How differently her mother came up in the world. The adored daughter of penniless Russian immigrants, she discovered at a very young age a talent for playing make-believe on camera and, urged on by her fiercely ambitious mother, took on such eye-catching juvenile parts as the Santa skeptic in “Miracle on 34th Street” before transitioning to adult roles with “Rebel Without a Cause” (still, in my mind, her best performance). Over the next quarter of a century, she worked hard and steadily. She had to. From middle school onward, she was her family’s sole breadwinner.
That pressure, as biographers like Gavin Lambert have already charted, left its own cracks in Wood’s psyche. On at least one occasion, she attempted suicide, and she sometimes drank more than her tiny frame could absorb. (Alcohol was reportedly one of the factors in her death.) She was gone from home as many nights as she was there, but as her daughter remembers it: “My mother was my mirror. When I saw myself reflected in her, it was a self that was bigger and better and brighter.”

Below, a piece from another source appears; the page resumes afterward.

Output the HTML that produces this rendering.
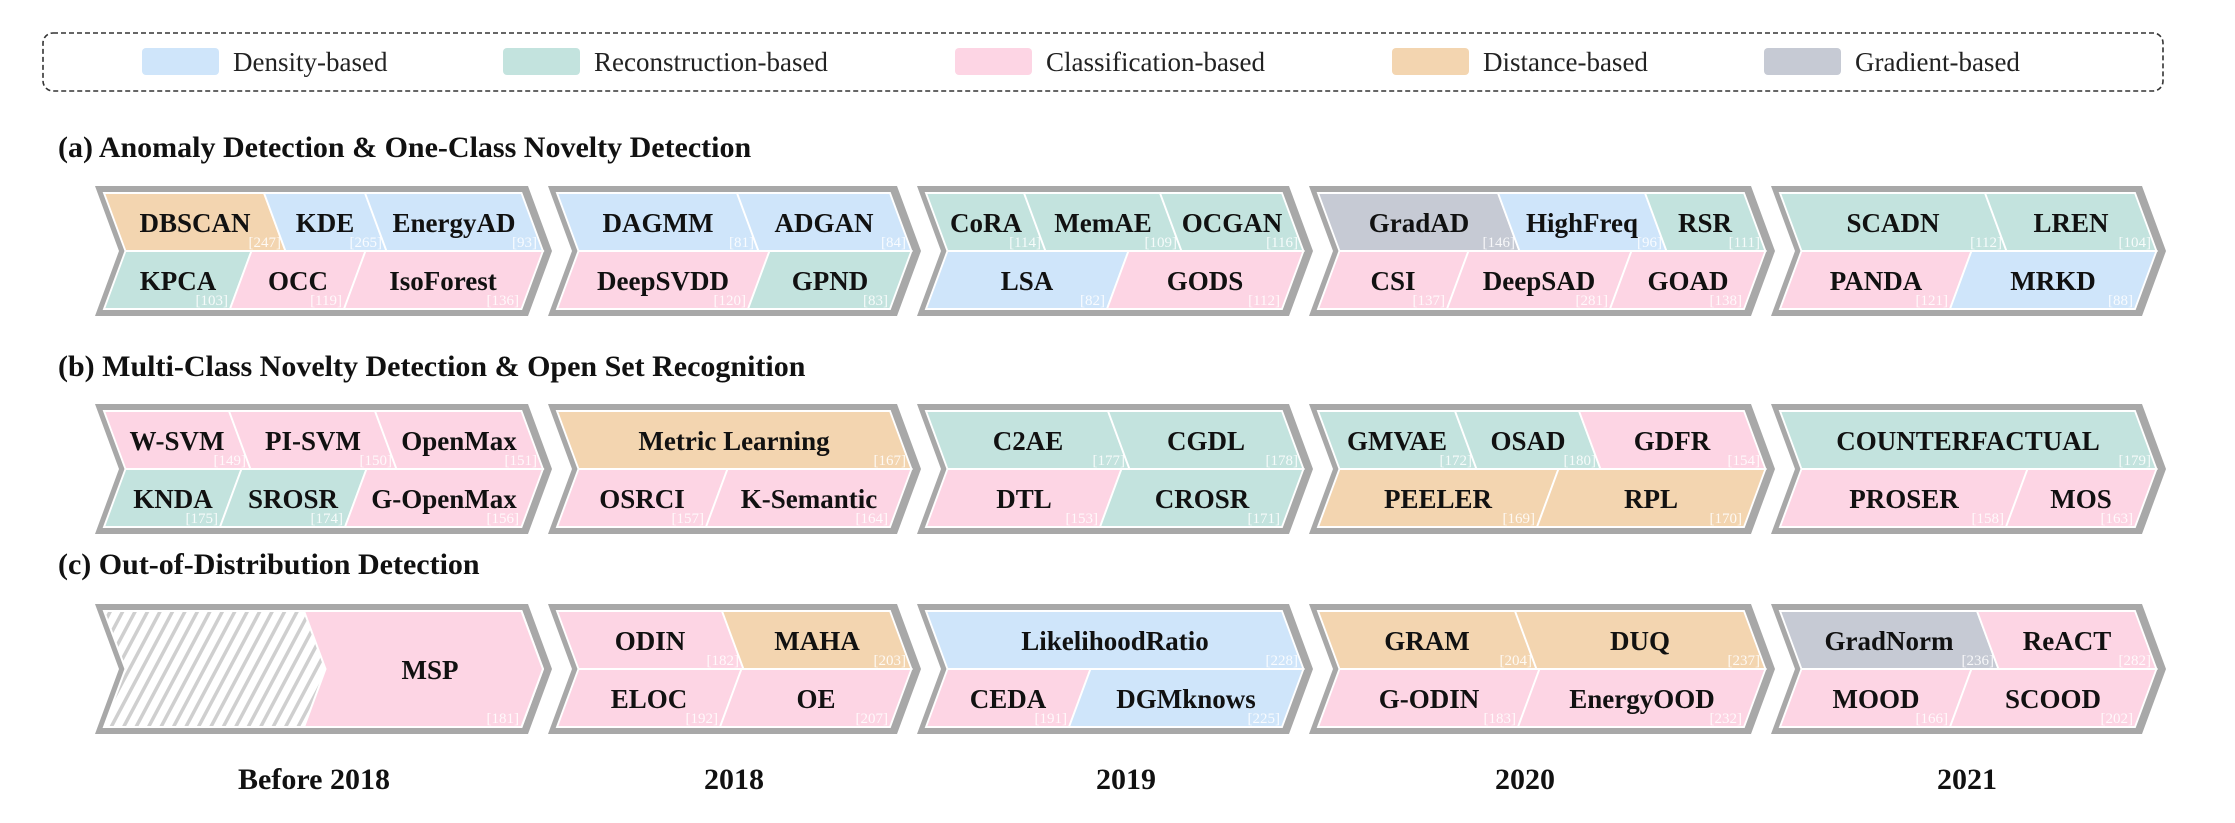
<!DOCTYPE html>
<html><head><meta charset="utf-8"><style>
html,body{margin:0;padding:0;background:#fff;}
svg{display:block;}
.l{font-family:"Liberation Serif",serif;font-weight:bold;font-size:27px;fill:#111;text-anchor:middle;}
.r{font-family:"Liberation Serif",serif;font-size:15px;fill:#fff;fill-opacity:.85;text-anchor:end;}
.t{font-family:"Liberation Serif",serif;font-weight:bold;font-size:30px;fill:#111;}
.y{font-family:"Liberation Serif",serif;font-weight:bold;font-size:30px;fill:#111;text-anchor:middle;}
.g{font-family:"Liberation Serif",serif;font-size:27px;fill:#222;}
.c rect{stroke:#fff;stroke-width:2;}
.B{fill:#cfe5fa}.G{fill:#c3e3de}.P{fill:#fdd5e4}.O{fill:#f3d5b0}.Y{fill:#c6cad4}
.o{fill:#a8a8a8}
</style></head><body>
<svg width="2235" height="823" viewBox="0 0 2235 823" xmlns="http://www.w3.org/2000/svg">
<defs>
<pattern id="h" patternUnits="userSpaceOnUse" width="11" height="11" patternTransform="rotate(28)">
<rect width="11" height="11" fill="#fff"/><rect x="0" y="0" width="3.5" height="11" fill="#cfcfcf"/>
</pattern>
</defs>
<!-- legend -->
<rect x="43" y="33" width="2120" height="58" rx="10" fill="none" stroke="#333" stroke-width="1.6" stroke-dasharray="5,3"/>
<rect x="142" y="48" width="77" height="27" rx="4" class="B"/><text x="233" y="71" class="g">Density-based</text>
<rect x="503" y="48" width="77" height="27" rx="4" class="G"/><text x="594" y="71" class="g">Reconstruction-based</text>
<rect x="955" y="48" width="77" height="27" rx="4" class="P"/><text x="1046" y="71" class="g">Classification-based</text>
<rect x="1392" y="48" width="77" height="27" rx="4" class="O"/><text x="1483" y="71" class="g">Distance-based</text>
<rect x="1764" y="48" width="77" height="27" rx="4" class="Y"/><text x="1855" y="71" class="g">Gradient-based</text>

<text x="58" y="157" class="t">(a) Anomaly Detection &amp; One-Class Novelty Detection</text>
<text x="58" y="376" class="t">(b) Multi-Class Novelty Detection &amp; Open Set Recognition</text>
<text x="58" y="574" class="t">(c) Out-of-Distribution Detection</text>

<!-- ROW A outer -->
<polygon class="o" points="95,186 528,186 552,251 528,316 95,316 119,251"/>
<polygon class="o" points="548,186 897,186 921,251 897,316 548,316 572,251"/>
<polygon class="o" points="917,186 1289,186 1313,251 1289,316 917,316 941,251"/>
<polygon class="o" points="1309,186 1751,186 1775,251 1751,316 1309,316 1333,251"/>
<polygon class="o" points="1771,186 2142,186 2166,251 2142,316 1771,316 1795,251"/>
<g class="c" transform="translate(0,193) skewX(20.3)">
<rect class="O" x="104" y="0" width="160" height="58"/><rect class="B" x="264" y="0" width="101" height="58"/><rect class="B" x="365" y="0" width="156.5" height="58"/>
<rect class="B" x="557" y="0" width="180" height="58"/><rect class="B" x="737" y="0" width="153" height="58"/>
<rect class="G" x="926" y="0" width="98" height="58"/><rect class="G" x="1024" y="0" width="136" height="58"/><rect class="G" x="1160" y="0" width="122" height="58"/>
<rect class="Y" x="1318" y="0" width="180" height="58"/><rect class="B" x="1498" y="0" width="147" height="58"/><rect class="G" x="1645" y="0" width="99" height="58"/>
<rect class="G" x="1780" y="0" width="205" height="58"/><rect class="G" x="1985" y="0" width="150" height="58"/>
</g>
<g class="c" transform="translate(0,309) skewX(-20.3)">
<rect class="G" x="104" y="-58" width="126" height="58"/><rect class="P" x="230" y="-58" width="114" height="58"/><rect class="P" x="344" y="-58" width="177.5" height="58"/>
<rect class="P" x="557" y="-58" width="191" height="58"/><rect class="G" x="748" y="-58" width="142" height="58"/>
<rect class="B" x="926" y="-58" width="181" height="58"/><rect class="P" x="1107" y="-58" width="175" height="58"/>
<rect class="P" x="1318" y="-58" width="129" height="58"/><rect class="P" x="1447" y="-58" width="163" height="58"/><rect class="P" x="1610" y="-58" width="134" height="58"/>
<rect class="P" x="1780" y="-58" width="170" height="58"/><rect class="B" x="1950" y="-58" width="185" height="58"/>
</g>
<text class="l" x="195" y="232">DBSCAN</text><text class="l" x="325" y="232">KDE</text><text class="l" x="454" y="232">EnergyAD</text>
<text class="r" x="281" y="247">[247]</text><text class="r" x="382" y="247">[265]</text><text class="r" x="537" y="247">[93]</text>
<text class="l" x="178" y="290">KPCA</text><text class="l" x="298" y="290">OCC</text><text class="l" x="443" y="290">IsoForest</text>
<text class="r" x="228" y="305">[103]</text><text class="r" x="342" y="305">[119]</text><text class="r" x="519" y="305">[136]</text>
<text class="l" x="658" y="232">DAGMM</text><text class="l" x="824" y="232">ADGAN</text>
<text class="r" x="754" y="247">[81]</text><text class="r" x="906" y="247">[84]</text>
<text class="l" x="663" y="290">DeepSVDD</text><text class="l" x="830" y="290">GPND</text>
<text class="r" x="746" y="305">[120]</text><text class="r" x="888" y="305">[83]</text>
<text class="l" x="986" y="232">CoRA</text><text class="l" x="1103" y="232">MemAE</text><text class="l" x="1232" y="232">OCGAN</text>
<text class="r" x="1041" y="247">[114]</text><text class="r" x="1177" y="247">[109]</text><text class="r" x="1298" y="247">[116]</text>
<text class="l" x="1027" y="290">LSA</text><text class="l" x="1205" y="290">GODS</text>
<text class="r" x="1105" y="305">[82]</text><text class="r" x="1280" y="305">[112]</text>
<text class="l" x="1419" y="232">GradAD</text><text class="l" x="1582" y="232">HighFreq</text><text class="l" x="1705" y="232">RSR</text>
<text class="r" x="1515" y="247">[146]</text><text class="r" x="1662" y="247">[96]</text><text class="r" x="1760" y="247">[111]</text>
<text class="l" x="1393" y="290">CSI</text><text class="l" x="1539" y="290">DeepSAD</text><text class="l" x="1688" y="290">GOAD</text>
<text class="r" x="1445" y="305">[137]</text><text class="r" x="1608" y="305">[281]</text><text class="r" x="1742" y="305">[138]</text>
<text class="l" x="1893" y="232">SCADN</text><text class="l" x="2071" y="232">LREN</text>
<text class="r" x="2002" y="247">[112]</text><text class="r" x="2151" y="247">[104]</text>
<text class="l" x="1876" y="290">PANDA</text><text class="l" x="2053" y="290">MRKD</text>
<text class="r" x="1948" y="305">[121]</text><text class="r" x="2133" y="305">[88]</text>

<!-- ROW B -->
<polygon class="o" points="95,404 528,404 552,469 528,534 95,534 119,469"/>
<polygon class="o" points="548,404 897,404 921,469 897,534 548,534 572,469"/>
<polygon class="o" points="917,404 1289,404 1313,469 1289,534 917,534 941,469"/>
<polygon class="o" points="1309,404 1751,404 1775,469 1751,534 1309,534 1333,469"/>
<polygon class="o" points="1771,404 2142,404 2166,469 2142,534 1771,534 1795,469"/>
<g class="c" transform="translate(0,411) skewX(20.3)">
<rect class="P" x="104" y="0" width="125" height="58"/><rect class="P" x="229" y="0" width="146" height="58"/><rect class="P" x="375" y="0" width="146.5" height="58"/>
<rect class="O" x="557" y="0" width="333" height="58"/>
<rect class="G" x="926" y="0" width="182" height="58"/><rect class="G" x="1108" y="0" width="174" height="58"/>
<rect class="G" x="1318" y="0" width="137" height="58"/><rect class="G" x="1455" y="0" width="124" height="58"/><rect class="P" x="1579" y="0" width="165" height="58"/>
<rect class="G" x="1780" y="0" width="355" height="58"/>
</g>
<g class="c" transform="translate(0,527) skewX(-20.3)">
<rect class="G" x="104" y="-58" width="116" height="58"/><rect class="G" x="220" y="-58" width="125" height="58"/><rect class="P" x="345" y="-58" width="176.5" height="58"/>
<rect class="P" x="557" y="-58" width="149" height="58"/><rect class="P" x="706" y="-58" width="184" height="58"/>
<rect class="P" x="926" y="-58" width="174" height="58"/><rect class="G" x="1100" y="-58" width="182" height="58"/>
<rect class="O" x="1318" y="-58" width="219" height="58"/><rect class="O" x="1537" y="-58" width="207" height="58"/>
<rect class="P" x="1780" y="-58" width="226" height="58"/><rect class="P" x="2006" y="-58" width="129" height="58"/>
</g>
<text class="l" x="177" y="450">W-SVM</text><text class="l" x="313" y="450">PI-SVM</text><text class="l" x="459" y="450">OpenMax</text>
<text class="r" x="246" y="465">[149]</text><text class="r" x="392" y="465">[150]</text><text class="r" x="537" y="465">[151]</text>
<text class="l" x="173" y="508">KNDA</text><text class="l" x="293" y="508">SROSR</text><text class="l" x="444" y="508">G-OpenMax</text>
<text class="r" x="218" y="523">[175]</text><text class="r" x="343" y="523">[174]</text><text class="r" x="519" y="523">[156]</text>
<text class="l" x="734" y="450">Metric Learning</text><text class="r" x="906" y="465">[167]</text>
<text class="l" x="642" y="508">OSRCI</text><text class="l" x="809" y="508">K-Semantic</text>
<text class="r" x="704" y="523">[157]</text><text class="r" x="888" y="523">[164]</text>
<text class="l" x="1028" y="450">C2AE</text><text class="l" x="1206" y="450">CGDL</text>
<text class="r" x="1125" y="465">[177]</text><text class="r" x="1298" y="465">[178]</text>
<text class="l" x="1024" y="508">DTL</text><text class="l" x="1202" y="508">CROSR</text>
<text class="r" x="1098" y="523">[153]</text><text class="r" x="1280" y="523">[171]</text>
<text class="l" x="1397" y="450">GMVAE</text><text class="l" x="1528" y="450">OSAD</text><text class="l" x="1672" y="450">GDFR</text>
<text class="r" x="1472" y="465">[172]</text><text class="r" x="1596" y="465">[180]</text><text class="r" x="1760" y="465">[154]</text>
<text class="l" x="1438" y="508">PEELER</text><text class="l" x="1651" y="508">RPL</text>
<text class="r" x="1535" y="523">[169]</text><text class="r" x="1742" y="523">[170]</text>
<text class="l" x="1968" y="450">COUNTERFACTUAL</text><text class="r" x="2151" y="465">[179]</text>
<text class="l" x="1904" y="508">PROSER</text><text class="l" x="2081" y="508">MOS</text>
<text class="r" x="2004" y="523">[158]</text><text class="r" x="2133" y="523">[163]</text>

<!-- ROW C -->
<g transform="translate(0,-5)">
<polygon class="o" points="95,609 528,609 552,674 528,739 95,739 119,674"/>
<polygon class="o" points="548,609 897,609 921,674 897,739 548,739 572,674"/>
<polygon class="o" points="917,609 1289,609 1313,674 1289,739 917,739 941,674"/>
<polygon class="o" points="1309,609 1751,609 1775,674 1751,739 1309,739 1333,674"/>
<polygon class="o" points="1771,609 2142,609 2166,674 2142,739 1771,739 1795,674"/>
<polygon points="104,616 521.5,616 543,674 521.5,732 104,732 125.5,674" fill="url(#h)" stroke="#fff" stroke-width="2"/>
<polygon class="P" points="304,616 521.5,616 543,674 521.5,732 304,732 325.5,674" stroke="#fff" stroke-width="2"/>
<g class="c" transform="translate(0,616) skewX(20.3)">
<rect class="P" x="557" y="0" width="165" height="58"/><rect class="O" x="722" y="0" width="168" height="58"/>
<rect class="B" x="926" y="0" width="356" height="58"/>
<rect class="O" x="1318" y="0" width="197" height="58"/><rect class="O" x="1515" y="0" width="229" height="58"/>
<rect class="Y" x="1780" y="0" width="197" height="58"/><rect class="P" x="1977" y="0" width="158" height="58"/>
</g>
<g class="c" transform="translate(0,732) skewX(-20.3)">
<rect class="P" x="557" y="-58" width="163" height="58"/><rect class="P" x="720" y="-58" width="170" height="58"/>
<rect class="P" x="926" y="-58" width="143" height="58"/><rect class="B" x="1069" y="-58" width="213" height="58"/>
<rect class="P" x="1318" y="-58" width="200" height="58"/><rect class="P" x="1518" y="-58" width="226" height="58"/>
<rect class="P" x="1780" y="-58" width="170" height="58"/><rect class="P" x="1950" y="-58" width="185" height="58"/>
</g>
<text class="l" x="430" y="684">MSP</text><text class="r" x="519" y="728">[181]</text>
<text class="l" x="650" y="655">ODIN</text><text class="l" x="817" y="655">MAHA</text>
<text class="r" x="739" y="670">[182]</text><text class="r" x="906" y="670">[203]</text>
<text class="l" x="649" y="713">ELOC</text><text class="l" x="816" y="713">OE</text>
<text class="r" x="718" y="728">[192]</text><text class="r" x="888" y="728">[207]</text>
<text class="l" x="1115" y="655">LikelihoodRatio</text><text class="r" x="1298" y="670">[228]</text>
<text class="l" x="1008" y="713">CEDA</text><text class="l" x="1186" y="713">DGMknows</text>
<text class="r" x="1067" y="728">[191]</text><text class="r" x="1280" y="728">[225]</text>
<text class="l" x="1427" y="655">GRAM</text><text class="l" x="1640" y="655">DUQ</text>
<text class="r" x="1532" y="670">[204]</text><text class="r" x="1760" y="670">[237]</text>
<text class="l" x="1429" y="713">G-ODIN</text><text class="l" x="1642" y="713">EnergyOOD</text>
<text class="r" x="1516" y="728">[183]</text><text class="r" x="1742" y="728">[232]</text>
<text class="l" x="1889" y="655">GradNorm</text><text class="l" x="2067" y="655">ReACT</text>
<text class="r" x="1994" y="670">[236]</text><text class="r" x="2151" y="670">[282]</text>
<text class="l" x="1876" y="713">MOOD</text><text class="l" x="2053" y="713">SCOOD</text>
<text class="r" x="1948" y="728">[166]</text><text class="r" x="2133" y="728">[202]</text>
</g>

<!-- years -->
<text class="y" x="314" y="789">Before 2018</text>
<text class="y" x="734" y="789">2018</text>
<text class="y" x="1126" y="789">2019</text>
<text class="y" x="1525" y="789">2020</text>
<text class="y" x="1967" y="789">2021</text>
</svg>
</body></html>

Gregson Wagner is frank in discussing her own grief-tinctured coming-of-age struggles, including an ill-advised first marriage to a philandering screenwriter. She also devotes a modicum of space to her “deliberately low-profile” acting career, which flourished in 1990s indie flicks like “Two Girls and a Guy” and “Another Day in Paradise.” That career seems to have given way now to parenting her own daughter and to curating her mother’s legacy — a gig that, between the 2016 coffee-table photo album (“Natalie Wood: Reflections on a Legendary Life”) the gardenia fragrance named Natalie, and the HBO documentary, is starting to look like a full-time job.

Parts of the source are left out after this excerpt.